Task statement. From the first line of the data down to and including the line with "import matplotlib.pyplot as plt", copy everything exactly, leaving out pictures.

Dataset excerpt.
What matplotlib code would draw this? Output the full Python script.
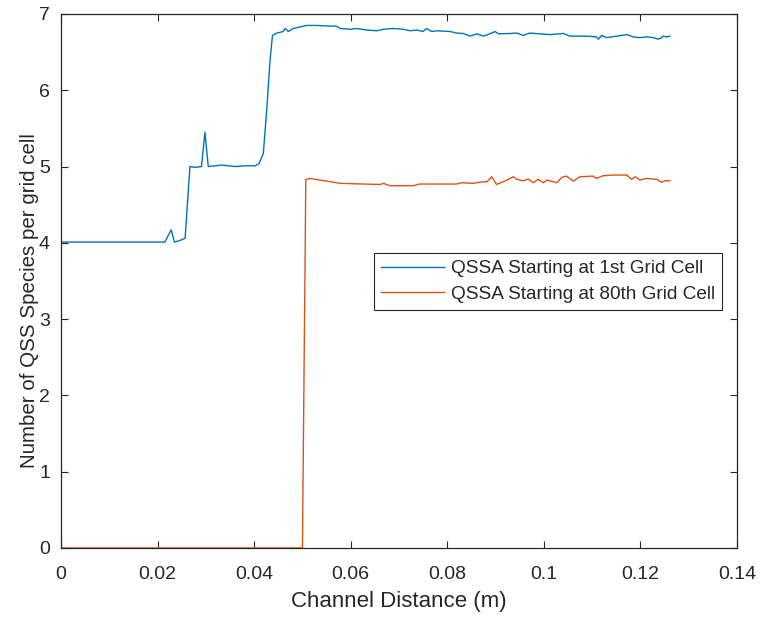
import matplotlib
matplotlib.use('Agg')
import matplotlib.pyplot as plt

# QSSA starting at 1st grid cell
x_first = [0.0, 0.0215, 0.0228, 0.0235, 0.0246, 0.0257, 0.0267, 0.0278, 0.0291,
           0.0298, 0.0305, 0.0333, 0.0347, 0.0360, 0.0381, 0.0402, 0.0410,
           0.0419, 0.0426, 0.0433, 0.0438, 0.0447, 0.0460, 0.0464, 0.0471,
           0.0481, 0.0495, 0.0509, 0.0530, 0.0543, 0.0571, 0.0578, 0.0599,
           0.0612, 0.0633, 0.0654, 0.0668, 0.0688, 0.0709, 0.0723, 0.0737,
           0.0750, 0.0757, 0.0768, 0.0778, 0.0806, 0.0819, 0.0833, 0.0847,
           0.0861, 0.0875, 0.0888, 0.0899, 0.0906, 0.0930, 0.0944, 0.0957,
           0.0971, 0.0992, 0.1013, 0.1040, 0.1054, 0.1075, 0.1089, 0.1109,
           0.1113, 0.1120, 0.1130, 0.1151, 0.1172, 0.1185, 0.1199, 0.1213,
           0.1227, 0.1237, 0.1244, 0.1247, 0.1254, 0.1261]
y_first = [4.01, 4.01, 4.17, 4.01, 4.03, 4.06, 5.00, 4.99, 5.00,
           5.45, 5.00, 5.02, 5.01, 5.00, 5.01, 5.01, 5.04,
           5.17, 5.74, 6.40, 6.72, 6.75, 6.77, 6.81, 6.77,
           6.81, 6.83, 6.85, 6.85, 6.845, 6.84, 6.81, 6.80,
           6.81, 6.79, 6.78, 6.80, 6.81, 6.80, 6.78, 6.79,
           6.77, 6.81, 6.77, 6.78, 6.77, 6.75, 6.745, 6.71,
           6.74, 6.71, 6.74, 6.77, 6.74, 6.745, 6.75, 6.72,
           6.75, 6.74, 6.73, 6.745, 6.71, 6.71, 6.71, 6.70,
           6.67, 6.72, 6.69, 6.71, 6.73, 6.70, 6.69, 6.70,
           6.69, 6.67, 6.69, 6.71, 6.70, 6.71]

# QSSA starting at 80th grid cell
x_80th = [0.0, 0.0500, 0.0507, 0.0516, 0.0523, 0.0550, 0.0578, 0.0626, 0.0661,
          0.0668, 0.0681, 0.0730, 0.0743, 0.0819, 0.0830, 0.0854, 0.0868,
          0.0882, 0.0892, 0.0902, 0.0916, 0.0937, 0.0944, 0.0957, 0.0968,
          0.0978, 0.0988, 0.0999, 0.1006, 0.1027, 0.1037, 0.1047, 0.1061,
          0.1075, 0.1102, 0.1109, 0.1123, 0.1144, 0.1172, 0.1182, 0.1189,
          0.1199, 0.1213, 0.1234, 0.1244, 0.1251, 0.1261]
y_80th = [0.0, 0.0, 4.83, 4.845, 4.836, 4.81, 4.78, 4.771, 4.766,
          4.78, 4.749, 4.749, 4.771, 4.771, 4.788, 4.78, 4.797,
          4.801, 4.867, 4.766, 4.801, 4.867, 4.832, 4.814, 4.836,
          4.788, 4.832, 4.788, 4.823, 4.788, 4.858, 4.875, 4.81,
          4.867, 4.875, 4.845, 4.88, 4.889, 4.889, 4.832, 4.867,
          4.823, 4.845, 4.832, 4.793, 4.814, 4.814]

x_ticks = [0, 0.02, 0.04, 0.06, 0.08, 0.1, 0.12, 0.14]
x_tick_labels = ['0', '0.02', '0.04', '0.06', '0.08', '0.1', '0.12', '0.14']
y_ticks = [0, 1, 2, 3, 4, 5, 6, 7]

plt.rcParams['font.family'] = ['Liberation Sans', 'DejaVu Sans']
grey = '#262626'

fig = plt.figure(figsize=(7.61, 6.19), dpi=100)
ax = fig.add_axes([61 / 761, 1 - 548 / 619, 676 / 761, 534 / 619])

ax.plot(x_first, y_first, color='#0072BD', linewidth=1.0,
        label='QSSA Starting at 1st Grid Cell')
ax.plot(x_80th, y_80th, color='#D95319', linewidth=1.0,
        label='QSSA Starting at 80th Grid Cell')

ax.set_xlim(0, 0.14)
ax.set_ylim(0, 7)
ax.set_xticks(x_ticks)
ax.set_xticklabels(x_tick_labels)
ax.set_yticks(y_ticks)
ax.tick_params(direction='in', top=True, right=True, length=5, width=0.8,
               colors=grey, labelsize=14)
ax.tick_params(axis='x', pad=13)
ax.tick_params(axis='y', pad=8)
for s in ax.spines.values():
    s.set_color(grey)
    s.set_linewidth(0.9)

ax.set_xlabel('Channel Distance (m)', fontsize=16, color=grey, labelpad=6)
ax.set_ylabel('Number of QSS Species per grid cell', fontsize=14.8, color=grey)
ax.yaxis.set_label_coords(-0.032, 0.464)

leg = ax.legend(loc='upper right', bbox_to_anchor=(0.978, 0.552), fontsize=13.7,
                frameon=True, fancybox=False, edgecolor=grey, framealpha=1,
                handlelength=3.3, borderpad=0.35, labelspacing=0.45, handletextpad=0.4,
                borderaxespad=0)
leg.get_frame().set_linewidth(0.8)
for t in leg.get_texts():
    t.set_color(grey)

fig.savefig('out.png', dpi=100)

Output for this exercise.
What matplotlib code would draw this? Output the full Python script.
import matplotlib
matplotlib.use('Agg')
import matplotlib.pyplot as plt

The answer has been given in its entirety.